- [PROVIDED RECORDS]:
== == ==

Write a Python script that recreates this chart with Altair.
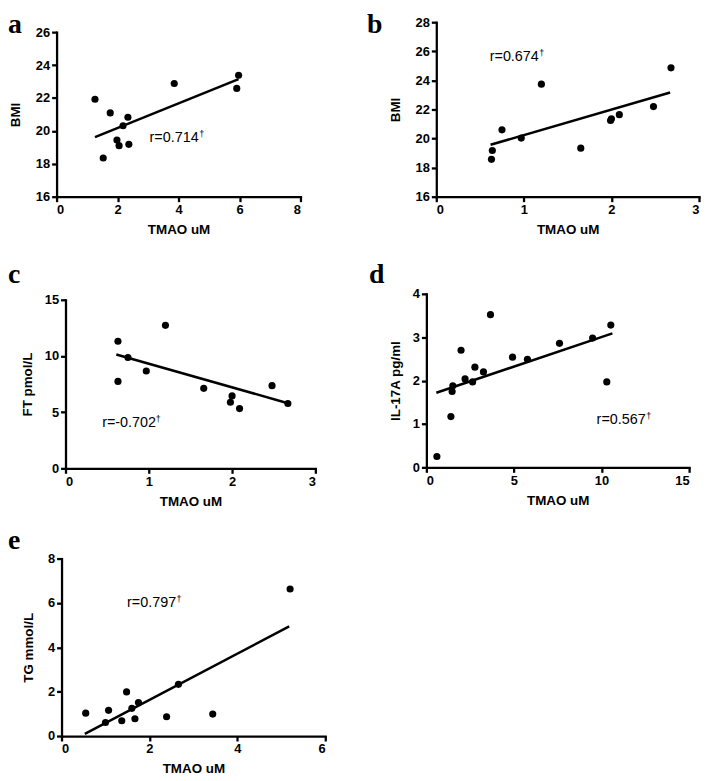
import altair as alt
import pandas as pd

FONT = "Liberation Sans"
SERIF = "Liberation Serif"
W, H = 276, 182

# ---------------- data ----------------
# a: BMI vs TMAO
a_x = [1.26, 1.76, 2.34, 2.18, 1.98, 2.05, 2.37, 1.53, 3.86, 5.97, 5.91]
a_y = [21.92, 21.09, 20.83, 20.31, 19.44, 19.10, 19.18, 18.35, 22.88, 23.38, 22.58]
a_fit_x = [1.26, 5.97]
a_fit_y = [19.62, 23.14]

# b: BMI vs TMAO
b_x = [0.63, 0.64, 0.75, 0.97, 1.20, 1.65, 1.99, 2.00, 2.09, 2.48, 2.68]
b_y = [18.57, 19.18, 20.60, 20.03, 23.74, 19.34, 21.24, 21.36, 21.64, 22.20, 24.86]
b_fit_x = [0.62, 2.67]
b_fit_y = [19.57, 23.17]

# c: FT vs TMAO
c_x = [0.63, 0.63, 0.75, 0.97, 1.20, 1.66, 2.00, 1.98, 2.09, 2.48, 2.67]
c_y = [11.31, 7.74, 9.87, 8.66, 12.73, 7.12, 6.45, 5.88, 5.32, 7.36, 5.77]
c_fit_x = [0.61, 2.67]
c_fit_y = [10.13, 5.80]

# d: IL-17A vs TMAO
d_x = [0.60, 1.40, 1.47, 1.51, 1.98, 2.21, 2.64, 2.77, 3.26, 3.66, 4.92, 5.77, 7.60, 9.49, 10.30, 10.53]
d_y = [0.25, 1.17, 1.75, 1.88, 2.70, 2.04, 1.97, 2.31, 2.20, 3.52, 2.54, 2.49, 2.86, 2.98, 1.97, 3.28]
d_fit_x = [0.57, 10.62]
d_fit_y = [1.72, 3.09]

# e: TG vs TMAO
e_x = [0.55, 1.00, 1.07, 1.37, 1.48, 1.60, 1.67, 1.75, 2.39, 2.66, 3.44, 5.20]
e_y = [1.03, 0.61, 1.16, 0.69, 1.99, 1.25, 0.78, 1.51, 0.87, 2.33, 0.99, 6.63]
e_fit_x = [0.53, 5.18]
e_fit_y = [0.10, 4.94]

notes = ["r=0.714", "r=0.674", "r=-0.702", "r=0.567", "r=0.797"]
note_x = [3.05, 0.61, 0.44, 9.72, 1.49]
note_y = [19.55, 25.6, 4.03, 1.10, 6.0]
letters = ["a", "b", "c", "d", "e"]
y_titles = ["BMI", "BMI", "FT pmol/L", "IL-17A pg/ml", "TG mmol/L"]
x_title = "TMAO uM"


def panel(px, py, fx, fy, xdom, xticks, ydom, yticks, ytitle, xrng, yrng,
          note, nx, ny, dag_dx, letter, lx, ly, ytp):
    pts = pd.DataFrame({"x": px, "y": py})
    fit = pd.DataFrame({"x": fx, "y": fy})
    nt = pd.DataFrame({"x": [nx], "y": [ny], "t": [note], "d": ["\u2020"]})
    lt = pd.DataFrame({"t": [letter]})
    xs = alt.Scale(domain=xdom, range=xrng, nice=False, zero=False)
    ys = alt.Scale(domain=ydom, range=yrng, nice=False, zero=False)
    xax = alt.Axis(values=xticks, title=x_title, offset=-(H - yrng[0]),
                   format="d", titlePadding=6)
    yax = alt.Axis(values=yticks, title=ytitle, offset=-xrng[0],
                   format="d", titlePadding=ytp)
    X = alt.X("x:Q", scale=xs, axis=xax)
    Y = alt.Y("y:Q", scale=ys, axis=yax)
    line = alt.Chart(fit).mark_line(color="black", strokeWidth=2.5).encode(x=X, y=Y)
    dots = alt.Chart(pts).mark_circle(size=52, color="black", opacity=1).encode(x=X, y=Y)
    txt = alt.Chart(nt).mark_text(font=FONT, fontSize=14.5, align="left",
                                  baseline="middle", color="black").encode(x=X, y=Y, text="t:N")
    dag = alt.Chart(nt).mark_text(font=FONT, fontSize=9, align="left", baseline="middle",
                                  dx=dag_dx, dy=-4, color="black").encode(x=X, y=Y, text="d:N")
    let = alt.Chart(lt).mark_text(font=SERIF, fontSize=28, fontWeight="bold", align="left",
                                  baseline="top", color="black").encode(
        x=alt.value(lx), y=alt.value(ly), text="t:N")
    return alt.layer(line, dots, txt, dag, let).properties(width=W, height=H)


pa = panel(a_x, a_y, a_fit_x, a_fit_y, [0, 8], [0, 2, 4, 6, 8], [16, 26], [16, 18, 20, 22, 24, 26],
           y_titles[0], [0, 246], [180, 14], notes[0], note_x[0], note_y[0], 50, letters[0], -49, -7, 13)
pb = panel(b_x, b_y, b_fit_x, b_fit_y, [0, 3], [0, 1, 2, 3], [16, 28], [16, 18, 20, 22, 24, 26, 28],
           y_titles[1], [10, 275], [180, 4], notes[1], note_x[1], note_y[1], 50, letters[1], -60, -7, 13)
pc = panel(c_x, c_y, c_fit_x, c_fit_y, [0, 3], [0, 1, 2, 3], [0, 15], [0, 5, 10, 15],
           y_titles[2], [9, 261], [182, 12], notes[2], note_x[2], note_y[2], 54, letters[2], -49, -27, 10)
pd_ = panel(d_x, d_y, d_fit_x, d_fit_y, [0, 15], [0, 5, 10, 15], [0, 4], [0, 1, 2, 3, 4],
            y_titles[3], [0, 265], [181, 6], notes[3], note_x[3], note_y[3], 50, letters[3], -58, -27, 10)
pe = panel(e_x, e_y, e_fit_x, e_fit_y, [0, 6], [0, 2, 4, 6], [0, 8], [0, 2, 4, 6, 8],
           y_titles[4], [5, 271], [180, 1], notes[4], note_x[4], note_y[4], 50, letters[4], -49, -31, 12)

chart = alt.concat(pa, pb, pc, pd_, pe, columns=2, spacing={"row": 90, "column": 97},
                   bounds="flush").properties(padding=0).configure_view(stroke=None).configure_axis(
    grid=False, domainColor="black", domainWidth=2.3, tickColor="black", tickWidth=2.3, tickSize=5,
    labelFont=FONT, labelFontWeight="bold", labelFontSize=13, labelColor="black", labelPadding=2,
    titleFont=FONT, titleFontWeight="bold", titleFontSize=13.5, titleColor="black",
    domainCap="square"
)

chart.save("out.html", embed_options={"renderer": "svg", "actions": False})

== == ==

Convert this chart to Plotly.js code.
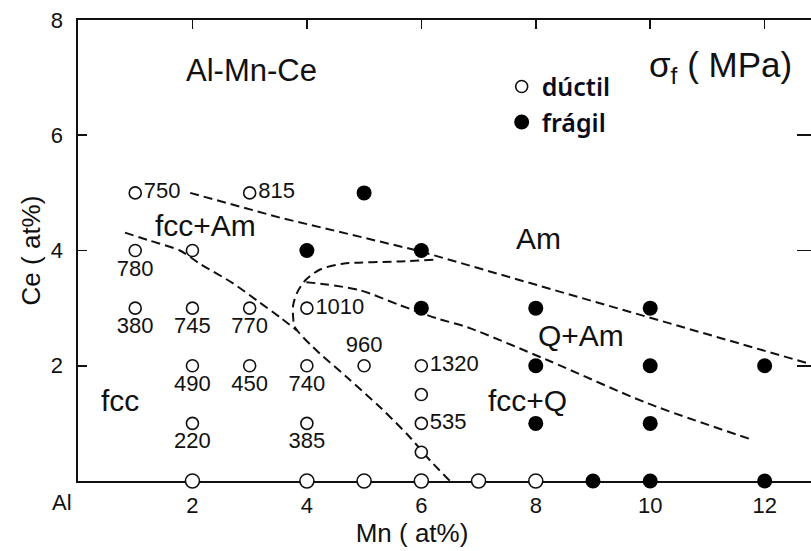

== == ==

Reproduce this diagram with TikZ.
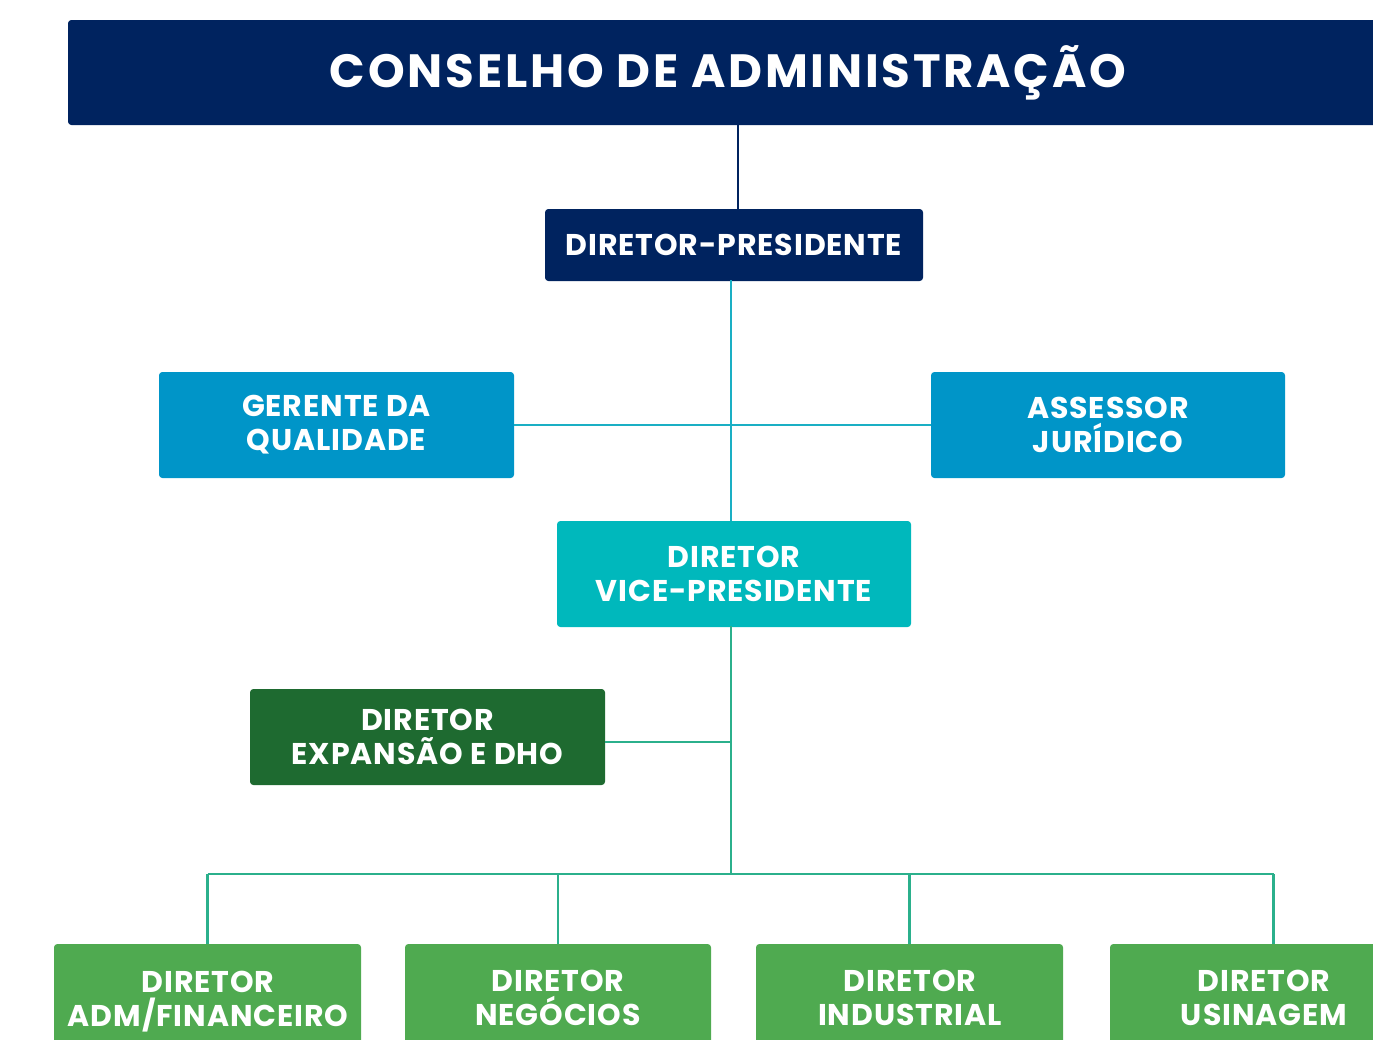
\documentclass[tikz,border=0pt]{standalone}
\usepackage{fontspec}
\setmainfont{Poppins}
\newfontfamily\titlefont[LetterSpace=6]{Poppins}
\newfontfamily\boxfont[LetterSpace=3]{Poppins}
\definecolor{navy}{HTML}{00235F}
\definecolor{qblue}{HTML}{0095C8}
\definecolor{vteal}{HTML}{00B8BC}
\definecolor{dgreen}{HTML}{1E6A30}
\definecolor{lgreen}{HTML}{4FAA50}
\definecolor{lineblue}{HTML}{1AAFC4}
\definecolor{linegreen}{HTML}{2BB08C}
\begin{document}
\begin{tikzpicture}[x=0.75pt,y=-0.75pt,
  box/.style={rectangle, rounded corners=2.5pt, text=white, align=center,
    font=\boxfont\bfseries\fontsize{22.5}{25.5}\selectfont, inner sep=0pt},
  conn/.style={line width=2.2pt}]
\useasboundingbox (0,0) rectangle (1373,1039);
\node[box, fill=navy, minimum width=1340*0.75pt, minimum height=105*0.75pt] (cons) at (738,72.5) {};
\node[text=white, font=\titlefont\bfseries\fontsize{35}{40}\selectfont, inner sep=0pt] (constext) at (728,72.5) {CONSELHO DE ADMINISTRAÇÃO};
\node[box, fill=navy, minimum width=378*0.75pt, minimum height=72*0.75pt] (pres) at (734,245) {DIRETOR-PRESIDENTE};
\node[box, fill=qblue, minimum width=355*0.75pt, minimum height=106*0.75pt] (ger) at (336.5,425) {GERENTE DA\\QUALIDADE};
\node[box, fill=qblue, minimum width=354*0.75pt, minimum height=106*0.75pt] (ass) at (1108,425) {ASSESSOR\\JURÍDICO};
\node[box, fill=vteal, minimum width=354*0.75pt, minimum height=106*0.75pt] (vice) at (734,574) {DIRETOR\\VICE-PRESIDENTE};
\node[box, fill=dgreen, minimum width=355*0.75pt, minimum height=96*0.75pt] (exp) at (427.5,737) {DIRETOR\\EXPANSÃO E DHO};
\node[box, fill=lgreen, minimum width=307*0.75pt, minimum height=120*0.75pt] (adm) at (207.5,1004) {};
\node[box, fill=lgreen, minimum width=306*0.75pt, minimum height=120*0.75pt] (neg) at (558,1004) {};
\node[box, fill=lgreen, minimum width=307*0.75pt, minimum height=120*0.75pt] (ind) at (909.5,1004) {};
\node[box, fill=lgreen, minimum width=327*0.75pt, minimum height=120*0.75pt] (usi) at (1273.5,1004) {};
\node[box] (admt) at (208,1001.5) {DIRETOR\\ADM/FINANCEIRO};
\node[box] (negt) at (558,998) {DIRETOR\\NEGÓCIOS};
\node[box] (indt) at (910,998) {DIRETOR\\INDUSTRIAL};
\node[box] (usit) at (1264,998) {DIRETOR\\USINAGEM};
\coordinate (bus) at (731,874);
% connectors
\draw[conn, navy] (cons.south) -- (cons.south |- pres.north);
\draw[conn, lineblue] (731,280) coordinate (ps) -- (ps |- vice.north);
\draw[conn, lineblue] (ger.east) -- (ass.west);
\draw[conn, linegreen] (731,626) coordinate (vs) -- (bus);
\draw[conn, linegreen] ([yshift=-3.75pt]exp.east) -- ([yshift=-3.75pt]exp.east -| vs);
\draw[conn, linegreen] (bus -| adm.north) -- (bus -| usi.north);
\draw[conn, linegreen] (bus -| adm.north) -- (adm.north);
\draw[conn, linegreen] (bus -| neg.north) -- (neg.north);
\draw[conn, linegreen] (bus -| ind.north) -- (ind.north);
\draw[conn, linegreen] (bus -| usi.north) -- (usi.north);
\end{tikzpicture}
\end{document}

== == ==

- [GIVEN EXERCISE]:
In the listing above, find the line with "Write a Python" and the line with "a_fit_y = [19.62, 23.14]". Set down exactly those lines and everything between them, skipping pictures.

- [ANSWER]:
Write a Python script that recreates this chart with Altair.
import altair as alt
import pandas as pd

FONT = "Liberation Sans"
SERIF = "Liberation Serif"
W, H = 276, 182

# ---------------- data ----------------
# a: BMI vs TMAO
a_x = [1.26, 1.76, 2.34, 2.18, 1.98, 2.05, 2.37, 1.53, 3.86, 5.97, 5.91]
a_y = [21.92, 21.09, 20.83, 20.31, 19.44, 19.10, 19.18, 18.35, 22.88, 23.38, 22.58]
a_fit_x = [1.26, 5.97]
a_fit_y = [19.62, 23.14]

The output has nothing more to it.